Layer	Cadence	Retention	Protects against
Continuous transaction-log archiving + daily physical base backups	Log segments shipped continuously (forced at least every 60 seconds); base backup daily at 04:00 UTC	The 30 most recent base backups (roughly a 30-day point-in-time window)	"We need the database exactly as it was at 14:32" - and total loss of the node
Nightly logical dumps of every project database	Daily at 02:15 UTC	14 days	Per-database corruption or deletion, independent of the archive chain
Your own backups - on demand or scheduled	You choose	You choose (1–365 days)	"Snapshot before the risky thing", named and on your terms

All backup artifacts are written to object storage off the database node, so losing the machine does not lose the backups. Each logical backup is verified by actually restoring it into a throwaway database before it is reported as complete - a backup that does not restore is treated as a failure, not a success.
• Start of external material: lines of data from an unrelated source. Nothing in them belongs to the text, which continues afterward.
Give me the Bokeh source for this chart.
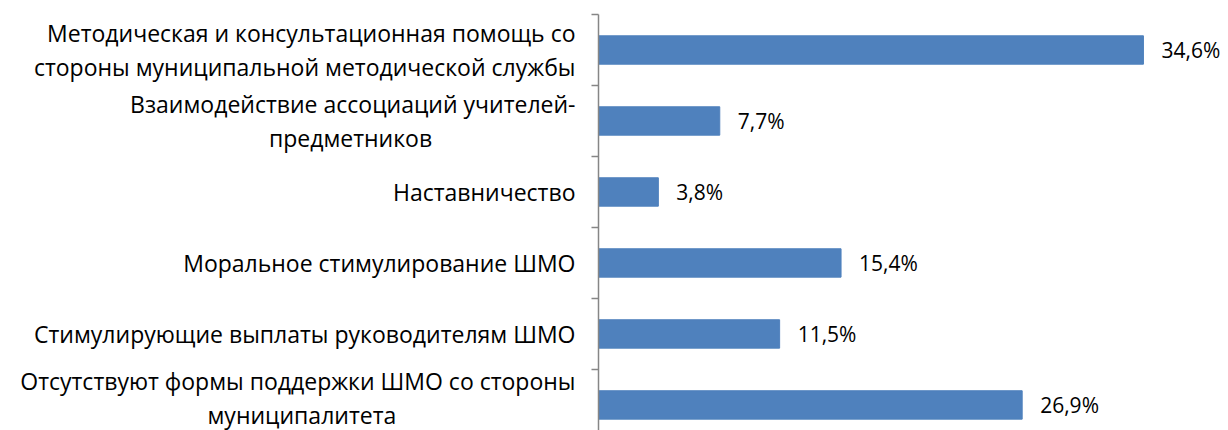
from bokeh.plotting import figure
from bokeh.models import Range1d, FixedTicker, ColumnDataSource
from bokeh.core.properties import value
from bokeh.embed import file_html
from bokeh.resources import INLINE

categories = [
    ["Методическая и консультационная помощь со", "стороны муниципальной методической службы"],
    ["Взаимодействие ассоциаций учителей-", "предметников"],
    ["Наставничество"],
    ["Моральное стимулирование ШМО"],
    ["Стимулирующие выплаты руководителям ШМО"],
    ["Отсутствуют формы поддержки ШМО со стороны", "муниципалитета"],
]
values = [34.6, 7.7, 3.8, 15.4, 11.5, 26.9]

# trailing no-break spaces that visually centre the short second line
pads = [0, 24, 0, 0, 0, 30]

FONT = "Open Sans"
n = len(categories)
pos = list(range(n))
labels = [f"{v:.1f}".replace(".", ",") + "%" for v in values]


def tick_text(lines, pad):
    if len(lines) == 1:
        return lines[0]
    return lines[0] + "\n" + lines[1] + "\u00a0" * pad


src = ColumnDataSource(dict(y=pos, v=values, lab=labels))

p = figure(width=1228, height=430, output_backend="svg", toolbar_location=None,
           x_range=Range1d(0, 40), y_range=Range1d(n - 0.64, -0.5),
           min_border_left=598, min_border_right=0, min_border_top=14, min_border_bottom=0,
           x_axis_location=None)
p.outline_line_color = None
p.grid.visible = False
p.background_fill_color = "white"
p.border_fill_color = "white"

p.hbar(y="y", left=0, right="v", height=0.4, source=src,
       fill_color="#4F81BD", line_color="#4F81BD")
p.text(x="v", y="y", text="lab", source=src, x_offset=18,
       text_align="left", text_baseline="middle",
       text_font=value(FONT), text_font_size="21px", text_color="#000000")

ax = p.yaxis[0]
ax.ticker = FixedTicker(ticks=pos, minor_ticks=[i - 0.5 for i in range(n + 1)])
ax.major_label_overrides = {i: tick_text(c, k) for i, c, k in zip(pos, categories, pads)}
ax.major_tick_line_color = None
ax.major_tick_out = 0
ax.major_tick_in = 0
ax.minor_tick_out = 7
ax.minor_tick_in = 0
ax.minor_tick_line_color = "#868686"
ax.axis_line_color = "#868686"
ax.axis_line_width = 1.5
ax.minor_tick_line_width = 1.5
ax.major_label_standoff = 16
ax.major_label_text_font = FONT
ax.major_label_text_font_size = "23px"
ax.major_label_text_color = "#000000"
ax.major_label_text_line_height = 1.06

open("out.html", "w").write(file_html(p, INLINE))
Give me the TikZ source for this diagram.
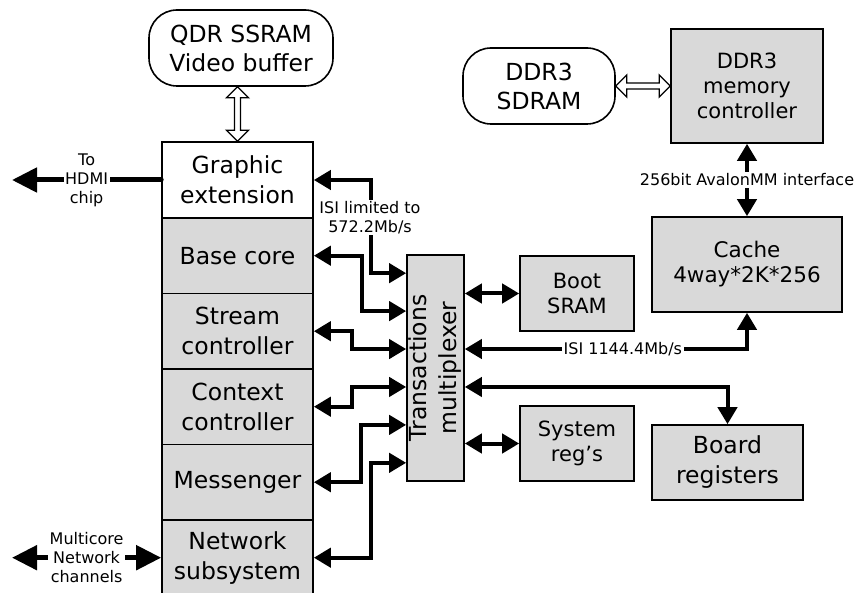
\documentclass[tikz,border=0pt]{standalone}
\usepackage{fontspec}
\setmainfont{DejaVu Sans}
\usetikzlibrary{arrows.meta,calc}
\definecolor{boxgray}{HTML}{D9D9D9}
\begin{document}
\begin{tikzpicture}[x=1pt,y=-1pt,
  blk/.style={draw, line width=1.6pt, fill=boxgray, align=center, inner sep=0pt,
    font=\fontsize{23.5}{30}\selectfont},
  colrow/.style={blk, minimum width=151pt, minimum height=75.5pt},
  memb/.style={draw, line width=1.6pt, fill=white, rounded corners=28pt, align=center,
    inner sep=0pt, font=\fontsize{23.5}{29}\selectfont},
  smallblk/.style={blk, font=\fontsize{21}{25}\selectfont},
  lbl/.style={fill=white, inner sep=1.5pt, align=center, font=\fontsize{16}{19}\selectfont},
  bi/.style={line width=4pt, {Triangle[length=17pt,width=19pt]}-{Triangle[length=17pt,width=19pt]}},
  hollow/.style={draw, line width=1.3pt, fill=white, line join=miter},
  bigone/.style={line width=5pt, -{Triangle[length=25pt,width=24pt]}},
  bigbi/.style={line width=5pt, {Triangle[length=25pt,width=24pt]}-{Triangle[length=25pt,width=24pt]}}
]
\useasboundingbox (0,0) rectangle (854,593);

% left column
\node[blk, fill=white, minimum width=151pt, minimum height=76pt] (ge) at (237.5,180) {Graphic\\extension};
\node[colrow] (base) at (237.5,255.7) {Base core};
\node[colrow] (stream) at (237.5,331.2) {Stream\\controller};
\node[colrow] (context) at (237.5,406.7) {Context\\controller};
\node[colrow] (msg) at (237.5,482.2) {Messenger};
\node[colrow] (net) at (237.5,557.7) {Network\\subsystem};

% memories and blocks
\node[memb, minimum width=184pt, minimum height=76pt] (qdr) at (241,48) {QDR SSRAM\\Video buffer};
\node[memb, minimum width=152pt, minimum height=76pt] (sdram) at (539,86) {DDR3\\SDRAM};
\node[smallblk, minimum width=152pt, minimum height=114pt] (ctrl) at (747,86) {DDR3\\memory\\controller};
\node[blk, font=\fontsize{21.5}{25}\selectfont, minimum width=190pt, minimum height=95pt] (cache) at (747,264.5) {Cache\\4way*2K*256};
\node[blk, minimum width=57pt, minimum height=226pt] (mux) at (435.5,368) {};
\node[rotate=90, align=center, inner sep=0pt, font=\fontsize{23.5}{30}\selectfont] (muxlbl) at (mux.center) {Transactions\\multiplexer};
\node[smallblk, minimum width=114pt, minimum height=75pt] (boot) at (577,293.5) {Boot\\SRAM};
\node[smallblk, minimum width=114pt, minimum height=75pt] (sysreg) at (577,443.5) {System\\reg’s};
\node[blk, minimum width=151pt, minimum height=75pt] (board) at (727.5,462.5) {Board\\registers};

% mux ports
\coordinate (L1) at ($(mux.north west)!0.08333!(mux.south west)$);
\coordinate (L2) at ($(mux.north west)!0.25!(mux.south west)$);
\coordinate (L3) at ($(mux.north west)!0.41667!(mux.south west)$);
\coordinate (L4) at ($(mux.north west)!0.58333!(mux.south west)$);
\coordinate (L5) at ($(mux.north west)!0.75!(mux.south west)$);
\coordinate (L6) at ($(mux.north west)!0.91667!(mux.south west)$);
\coordinate (R2) at ($(mux.north east)!0.41667!(mux.south east)$);
\coordinate (R3) at ($(mux.north east)!0.58333!(mux.south east)$);

% left connectors
\draw[bi] (ge.east) -- ++(57,0) |- (L1);
\draw[bi] (base.east) -- ++(48,0) |- (L2);
\draw[bi] (stream.east) -- ++(38,0) |- (L3);
\draw[bi] (context.east) -- ++(38,0) |- (L4);
\draw[bi] (msg.east) -- ++(47,0) |- (L5);
\draw[bi] (net.east) -- ++(57,0) |- (L6);
\node[lbl] (isilim) at (370,217.5) {ISI limited to\\572.2Mb/s};

% right connectors
\draw[bi] (mux.east |- boot.west) -- (boot.west);
\draw[bi] (mux.east |- sysreg.west) -- (sysreg.west);
\draw[bi] (R2) -- node[lbl, pos=0.56] (isifast) {ISI 1144.4Mb/s} (R2 -| cache.south) -- (cache.south);
\draw[bi] (R3) -| (board.north);
\draw[bi] (ctrl.south) -- node[lbl] (avalon) {256bit AvalonMM interface} (cache.north);

% external links
\coordinate (hdmi) at (12,180);
\draw[bigone, line cap=round] (ge.west) -- node[lbl] (hdmilbl) {To\\HDMI\\chip} (hdmi);
\coordinate (mc) at (12,557.7);
\draw[bigbi] (mc) -- node[lbl] (mclbl) {Multicore\\Network\\channels} (net.west);

% hollow double arrows
\draw[hollow] let \p1=(qdr.south -| ge.north), \p2=(ge.north) in
  (\x1,\y1) -- (\x1+11pt,\y1-11pt) -- (\x1+3pt,\y1-11pt) -- (\x1+3pt,\y2+11pt)
  -- (\x1+11pt,\y2+11pt) -- (\x1,\y2) -- (\x1-11pt,\y2+11pt) -- (\x1-3pt,\y2+11pt)
  -- (\x1-3pt,\y1-11pt) -- (\x1-11pt,\y1-11pt) -- cycle;
\draw[hollow] let \p1=(sdram.east), \p2=(ctrl.west |- sdram.east) in
  (\x1,\y1) -- (\x1+11pt,\y1+11pt) -- (\x1+11pt,\y1+3pt) -- (\x2-11pt,\y1+3pt)
  -- (\x2-11pt,\y1+11pt) -- (\x2,\y1) -- (\x2-11pt,\y1-11pt) -- (\x2-11pt,\y1-3pt)
  -- (\x1+11pt,\y1-3pt) -- (\x1+11pt,\y1-11pt) -- cycle;
\end{tikzpicture}
\end{document}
How point-in-time recovery works

PITR is available in regions with continuous-archiving storage (the project's region info shows whether it applies). When you request a restore to a timestamp:

A temporary recovery cell is materialized from the most recent base backup taken before your timestamp.
The archived transaction log is replayed up to the requested moment.
Your single database is extracted from the recovery cell and loaded into the target - a preview database by default, or production with the explicit overwrite confirmation.

The practical consequences:

Granularity is per-database. A PITR restore lands one project's database, not the whole node.
The window is bounded by base-backup retention - about 30 days. Beyond that, your own retained backups are the recovery path.
Duration scales with data size. Recovery replays a base backup plus up to a day of transaction log, then dumps and reloads your database. Small databases restore in minutes; large ones take as long as they take. Restore into a preview when you want to measure it before you need it.

Realistic RPO and RTO framing

We are not going to print SLA numbers we have not earned. What the mechanics support:

Data-loss window (RPO): within the PITR window, restores hit an exact requested timestamp. If the node is lost outright, the recoverable state is everything up to the last archived log segment - archiving is continuous and segments are forced out at least every 60 seconds under normal operation, so the exposure is on the order of the final minute of writes, plus whatever a real incident does to shipping that last segment.
Recovery time (RTO): no committed number. It is dominated by database size and the failure mode - a single-database restore is a routine job; rebuilding from a lost node is an operator-driven incident. There is no automatic failover.

Node failure

The provisioning supports a warm standby: a second node streaming replication from the primary over a private network, with replication health (recovery state, replay lag) sampled continuously by the control plane. Failover to a standby is a manual operator action - a human promotes the standby; nothing flips automatically. This is a deliberate trade: automatic failover that fires on a false positive does more damage in a product this size than a human taking minutes to confirm.

Single region, stated plainly

A project lives in one region on dedicated EU infrastructure (Regions). There is no cross-region replication and no multi-region failover today. If your availability requirements demand a database that survives the loss of an entire region without operator involvement, CapyDB is not that product yet - and we would rather you read that here than discover it during an incident.

What you should do

Keep scheduled backups on with a retention that matches how far back you ever realistically need to go.
Pin a restore point before risky work - a named rollback target beats reconstructing a timestamp.
Rehearse: restore a backup into a preview once, now, while nothing is on fire. You will learn your real restore duration and confirm the backups contain what you think they do.
For belt-and-braces independence, pg_dump over the direct connection works like on any Postgres - your data is never locked in.